I had discipline problems with my older son at 4 years old. He was a strong personality -- not violent or anything but often so strong willed that I found myself wondering what to do. I got some good help with a parenting class our church was doing at the time, and from the pastor directly -- and he said he had never seen a child as strong willed as Jesse! He told me that if I did not rise to the occasion, and stop being a wimp, that I would let him get the bit between his teeth then , and look out when he's a teenager! I could see that he was a leader type of boy, and would either lead his life the wrong way, or the right way, leading others in the same direction. I wanted to make sure that he went in the direction of healthy choices, and happiness. So I decided to take counsel, and take action. I had to change my tactics constantly, it was not a magic 1-2-3 kind of thing.
Basically, I had to make my yes mean yes, and my no mean no. There was no way I could say no, then give in later. He would take that as carte blanche to keep bugging and whining to get his way. Even in the simplest things, wanting something in the store , I had to say no. Never.

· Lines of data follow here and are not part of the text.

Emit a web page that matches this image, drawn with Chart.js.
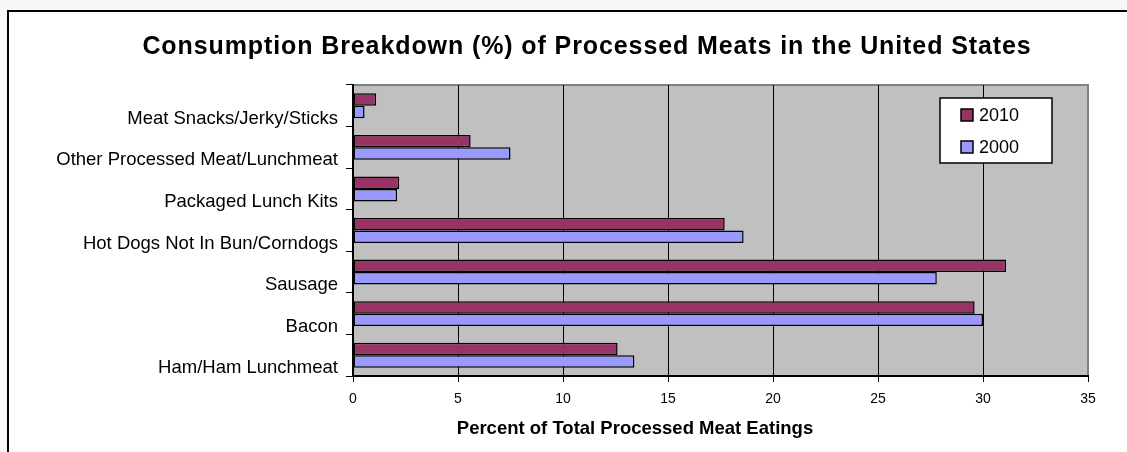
<!DOCTYPE html>
<html lang="en">
<head>
  <meta charset="UTF-8" />
  <title>Processed Meats Consumption</title>
  <script src="https://cdn.jsdelivr.net/npm/chart.js"></script>
  <style>
    html, body {
      margin: 0;
      padding: 0;
      width: 1127px;
      height: 452px;
      overflow: hidden;
      background: #f8f8f8;
      font-family: Arial, "Liberation Sans", sans-serif;
    }
    /* outer chart frame, runs off the right and bottom edge like the original */
    #frame {
      position: absolute;
      left: 7px;
      top: 10px;
      width: 1200px;
      height: 500px;
      border: 2px solid #000;
      background: #fff;
    }
    #wrap {
      position: absolute;
      left: 0;
      top: 0;
      width: 1127px;
      height: 452px;
    }
    .ttl {
      position: absolute;
      white-space: nowrap;
      transform: translateX(-50%);
      font-weight: bold;
      color: #000;
      line-height: 1;
    }
    #mainTitle { left: 587px; top: 33px; font-size: 25px; letter-spacing: 0.9px; }
    #xTitle { left: 635px; top: 419px; font-size: 18.5px; }
  </style>
</head>
<body>
  <div id="frame"></div>
  <div id="wrap"><canvas id="meatChart" width="1127" height="452"></canvas></div>
  <div id="mainTitle" class="ttl">Consumption Breakdown (%) of Processed Meats in the United States</div>
  <div id="xTitle" class="ttl">Percent of Total Processed Meat Eatings</div>

  <script>
    // categories, top to bottom
    const categories = [
      'Meat Snacks/Jerky/Sticks',
      'Other Processed Meat/Lunchmeat',
      'Packaged Lunch Kits',
      'Hot Dogs Not In Bun/Corndogs',
      'Sausage',
      'Bacon',
      'Ham/Ham Lunchmeat'
    ];
    const seriesNames = ['2010', '2000'];
    const values2010 = [1.1, 5.6, 2.2, 17.7, 31.1, 29.6, 12.6];
    const values2000 = [0.55, 7.5, 2.1, 18.6, 27.8, 30.0, 13.4];
    const xTicks = [0, 5, 10, 15, 20, 25, 30, 35];

    const MAROON = '#993366';
    const LAVENDER = '#9999ff';

    // gray plot background + gray top/right border
    const plotBg = {
      id: 'plotBg',
      beforeDraw(chart) {
        const { ctx, chartArea: a } = chart;
        ctx.save();
        ctx.fillStyle = '#c0c0c0';
        ctx.fillRect(a.left, a.top, a.right - a.left, a.bottom - a.top);
        ctx.strokeStyle = '#808080';
        ctx.lineWidth = 2;
        ctx.beginPath();
        ctx.moveTo(a.left, a.top);
        ctx.lineTo(a.right, a.top);
        ctx.lineTo(a.right, a.bottom);
        ctx.stroke();
        ctx.restore();
      }
    };

    // legend box inside the plot, like Excel
    const boxLegend = {
      id: 'boxLegend',
      afterDraw(chart) {
        const { ctx } = chart;
        const x = 940, y = 98, w = 112, h = 65;
        ctx.save();
        ctx.fillStyle = '#fff';
        ctx.fillRect(x, y, w, h);
        ctx.strokeStyle = '#000';
        ctx.lineWidth = 1.5;
        ctx.strokeRect(x, y, w, h);
        ctx.font = '18px Arial, "Liberation Sans", sans-serif';
        ctx.textBaseline = 'middle';
        chart.data.datasets.forEach((ds, i) => {
          const cy = y + 17 + i * 32;
          ctx.fillStyle = ds.backgroundColor;
          ctx.fillRect(x + 21, cy - 6, 12, 12);
          ctx.strokeStyle = '#000';
          ctx.lineWidth = 1.5;
          ctx.strokeRect(x + 21, cy - 6, 12, 12);
          ctx.fillStyle = '#000';
          ctx.fillText(ds.label, x + 39, cy + 1);
        });
        ctx.restore();
      }
    };

    const ctx = document.getElementById('meatChart').getContext('2d');
    new Chart(ctx, {
      type: 'bar',
      data: {
        labels: categories,
        datasets: [
          {
            label: seriesNames[0],
            data: values2010,
            backgroundColor: MAROON,
            borderColor: '#000',
            borderWidth: 1.5,
            borderSkipped: false
          },
          {
            label: seriesNames[1],
            data: values2000,
            backgroundColor: LAVENDER,
            borderColor: '#000',
            borderWidth: 1.5,
            borderSkipped: false
          }
        ]
      },
      options: {
        indexAxis: 'y',
        responsive: false,
        animation: false,
        devicePixelRatio: 1,
        barPercentage: 1,
        categoryPercentage: 0.6,
        layout: { padding: { top: 85, right: 39, bottom: 0, left: 0 } },
        plugins: {
          legend: { display: false },
          title: { display: false },
          tooltip: { enabled: false }
        },
        scales: {
          x: {
            type: 'linear',
            min: 0,
            max: 35,
            afterBuildTicks(axis) {
              axis.ticks = xTicks.map(v => ({ value: v }));
            },
            afterFit(axis) { axis.height = 76; },
            border: { display: true, color: '#000', width: 2 },
            grid: {
              color: c => (c.tick && c.tick.value === 35 ? '#808080' : '#000'),
              lineWidth: 1,
              tickColor: '#000',
              tickLength: 6
            },
            ticks: {
              color: '#000',
              padding: 9,
              font: { family: 'Arial, "Liberation Sans", sans-serif', size: 14 }
            }
          },
          y: {
            afterFit(axis) { axis.width = 353; },
            border: { display: true, color: '#000', width: 2 },
            grid: {
              drawOnChartArea: false,
              color: '#000',
              tickLength: 7,
              offset: true
            },
            ticks: {
              color: '#000',
              padding: 8,
              labelOffset: 13,
              font: { family: 'Arial, "Liberation Sans", sans-serif', size: 18.5 }
            }
          }
        }
      },
      plugins: [plotBg, boxLegend]
    });
  </script>
</body>
</html>
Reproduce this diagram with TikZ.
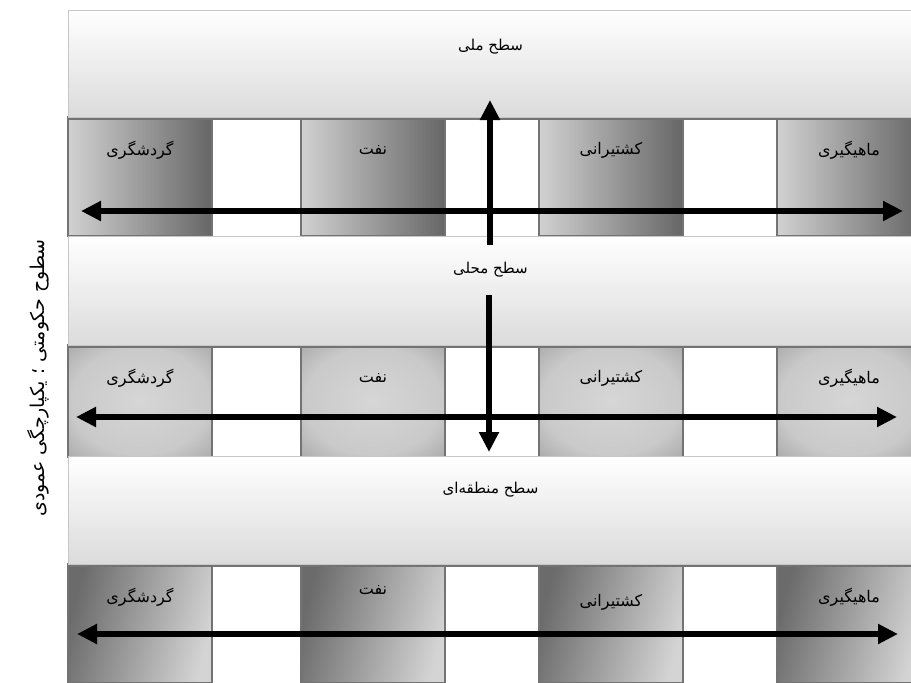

Or every trip would be a battle.
I had to make him obey, even if it meant we spent all day on it. I could write a book!
He is now 6' 2 and 24. He is a wonderful young man with a lovely girlfriend. He is still finding his path, as he is so talented in so many areas that he has pursued BMW repair just so he could learn everything possible (and repairs them on the side), and he does light and sound intstallation and operates them for performances , and repairs computers. I can't tell you what a joy he is to me, he has picked me up !!! and said you were the best mom, thank you for all you did for me.
It made it all worth it.
Your son is asking you to help him learn self control.
Be the mom he needs you to be. And don't be afraid to ask for help!
I recommend the Liberty church parenting series by John Fichtner.